Penulis begitu cerdas membuat karakter-karakter tokoh binatang seperti (menelanjangi) manusia. Ada babi-babi cerdas yang bisa memimpin namun ada yang baik, ada yang jahat dan menyingkirkan yang baik. Beberapa tokoh kuda menggambarkan kelas masyarakat: ploretar, borjuis dan terpelajar. Ada keledeai cerdas, sinis, menyadari penindasan namun tak mau berbuat sesuatu, baginya yang penting hanyalah bisa berumur panjang. Ada para anjing yang setia pada babi seperti militer yang buta, hanya menjadi alat penguasa untuk menakuti.
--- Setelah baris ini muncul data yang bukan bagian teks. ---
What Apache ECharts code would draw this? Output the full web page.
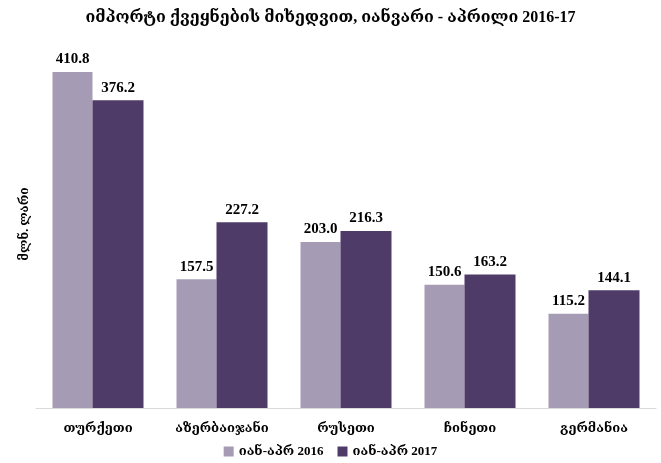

Ada domba yang bodoh dan menerima perintah apa saja, tak sadar dan menikmati menjadi korban. Ada ayam yang tertindas, dipaksa terus memproduksi dan diancam dengan berbagai tekanan jika menolak, seperti kaum petani. Bahkan ada tokoh babi yang seperti media: mengulangi kebohongan hingga dapat diterima oleh masyarakat sebagai suatu kebenaran. Masih ada banyak tokoh lain, semua penggambaran tokoh ditunjang dengan berbagai macam simbol dalam cerita, baik itu kejadian maupun benda-benda. 

Buku 140 halaman ini berkisah tentang pemberontakan para binatang sebuah peternakan karena babi tua yang bijaksana telah menyadarkan para binatang itu akan tirani manusia, namun setelah pemberontakan berhasil ternyata kemerdekaan tak seindah yang dicita-citakan, peternakan dipimpin oleh babi yang mabuk kekuasaan, para binatang tak memiliki kehidupan lebih baik pasca berhasilnya pemberontakan, namun terus dibodohi agar merasa peternakan pada masa itu sudah sebaik-baiknya untuk mereka dibanding harus dikuasai oleh manusia. Para binatang terus dimanfaatkan dalam ketidaksadarannya, terus dibodohi dan dibohongi agar tetap nyaman menjadi korban. Sementara para babi semakin lama semakin memiliki sifat seperti manusia, sifat manusia yang menjadi alasan pemberontakan di awal cerita, hingga pada akhir cerita para binatang tak lagi dapat membedakan antara babi dan manusia.

Pembaca akan kurang beruntung jika tak menebak-nebak setiap kata atau seluruh rangkaian cerita yang dapat ditafsirkan dengan begitu banyak makna karena Animal Farm tak hanya cerita imajinatif tentang binatang-binatang yang bisa berbicara saja. Animal Farm ditulis semasa Perang Dunia II, satire atas totaliterisme Uni Soviet namun karena satire dan dilihat dari kacamata imajinasi, cerita menjadi bebas tafsir, tak terikat dengan konteks Uni Soviet. Animal Farm berisi kritik sosial bukan hanya atas kekuasaan namun juga yang dikuasai. Sebuah karya yang lahir secara sadar atas keadaan zamannya.